The public review process known as ULURP, through which most every large-scale development in the city must pass, is rarely an easy one. New York created the NIMBY, and ULURP is about the only way Joe Public can even pretend to influence such projects as Columbia or NYU's new campuses, the Hudson Yards redevelopment, Riverside South, the Kingsbridge Armory, Chelsea Market... the list of contentious projects goes on and on. A better acronym for the Uniform Land-use Review Process might well be DIVISIVE.

That is what makes CornellNYC, the upstate university's Roosevelt Island tech campus, such an interesting anomaly. After beating out Stanford in a breathless deathmatch for Mayor Bloomberg's blessing to build the campus, the project has so far sailed through ULURP with nary a protest.

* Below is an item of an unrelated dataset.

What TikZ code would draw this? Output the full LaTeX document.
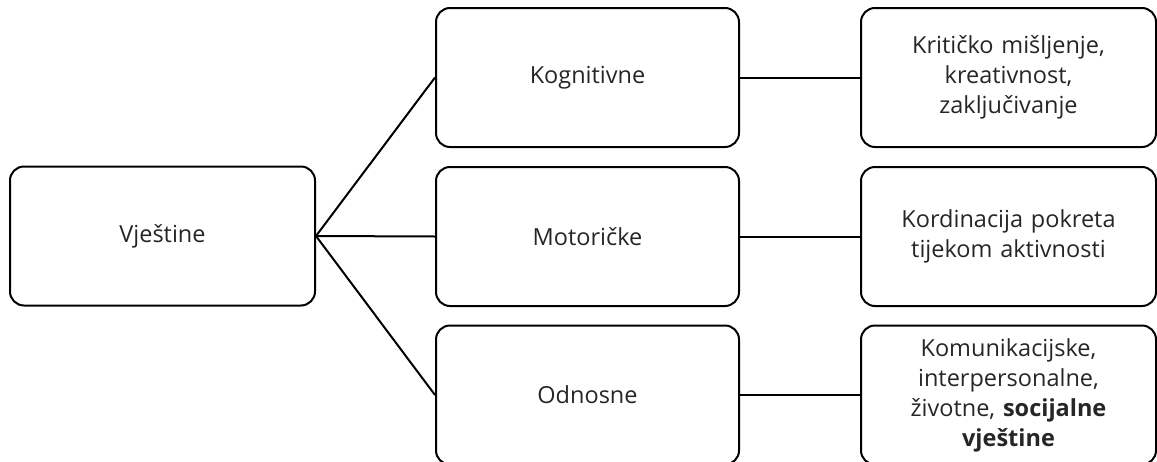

Back in December, the campus was approved by the local community board (typically a bastion of browbeating), and now Manhattan Borough President Scott Stringer gave the new campus his enthusiastic thumbs up.

"I am proud today to announce my recommendation for conditional approval of the Cornell NYC Tech, which will help integrate this important economic development project with the local community,” Mr. Stringer said in a statement. “I believe the modifications agreed to today will bring this proposal further in line with sound planning and community preferences.”

His conditions are strikingly limited. Rather than asking for a reduction in the size of the buildings or promises of affordable housing or partnerships with local kindergarteners, Mr. Stringer is requesting a number of transportation tweaks and construction mitigation measures. From his announcement:

Mitigate construction by actively pursuing barging, and agreeing that if it is not feasible, protocols will be developed to limit noisy deliveries; to have independent monitoring and air quality monitoring through demolition and excavation; and pursue a construction remediation plan for potential soil contaminants;

Increase Red Bus service on the island through construction, develop programs to encourage its employees to use mass transit; and study pedestrian access improvements to the Ed Koch Queensboro Bridge;

Ensure the proposed open space on the campus remains open until 10 PM, cannot have private café seating, and its design will be informed by a new community advisory committee;

Continue to work on potential parking impacts, conduct a study of potential parking impacts from the hotel and corporate co-location building, create a new certification process to evaluate parking impacts if no parking is created,

Commit that all new laboratories will comply with all performance standards outlined in the zoning resolution for M1 zoning districts to minimize impact on surrounding residents.

One of the reasons the project has met so little conflict is it is actually expected by locals and planners to have less of an impact, not more, than the hotel that is already on the south end of the island. (Techies are far more likely to ride the subway than nurses coming in from the Bronx or Long Island.) Also, the project is green, both in terms of sustainable development and in opening up the southern portion of the island with generous public space.

"Borough President Stringer has been a true leader in supporting and guiding the growth of New York's tech sector and we're extremely grateful for his support of Cornell Tech," Cornell President David Skorton said. "Cornell Tech will help drive economic development in New York for years to come, but we know the campus will only be a success if we are good neighbors."